5 years ago I did a research to analyze tester qualifications/skills required. I had a presentation on ICSTES in 2005 to present the analysis and the results. I decided to publish some summary of results here as I believe there is still something to learn.
Note that analysis are based on 3 sources
• My subjective analysis of testing as service
• Test team leaders (3 of them) survey
• Tester pool (25 testers in my company)
Each resource lists qualifications. Lists are combined using formula: 2 points for #1 skill, 1 point for any other valued skill.

There is one conclusion I made that is probably not evident from the picture. Lists were quite different, so were individual answers (see communication row for example). I had a strong feeling that results would be different in a different company.
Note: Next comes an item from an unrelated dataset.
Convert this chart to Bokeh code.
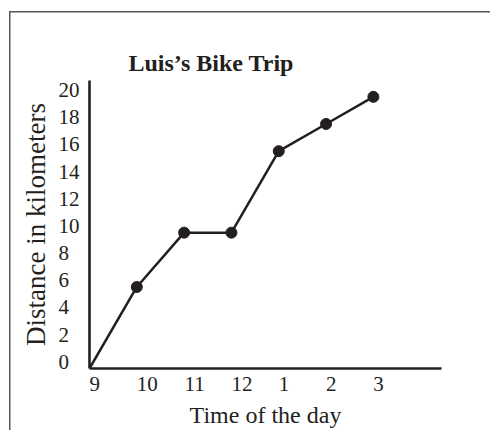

More over a tester that fit one project or special role in a project may not as well fit another.
A few fresh ideas, or what I could learn from it today.
I did a conclusion back then that we need to maintain tester qualification profile (e.g. tester A is great at communication but not as great analyst, while tester B is perfect at documentation) to help assign the right tester to the right project. We never implemented that idea. I do believe that one of the reasons is following: smart people could find a way to use their skills. Tester A may relay on face-to-case communications, while B on documented test review. Maybe C is so smart that could do a perfect testing without sharing his ideas with anyone… The only question is if / how much the boss and the formal process allow tester to use their skills.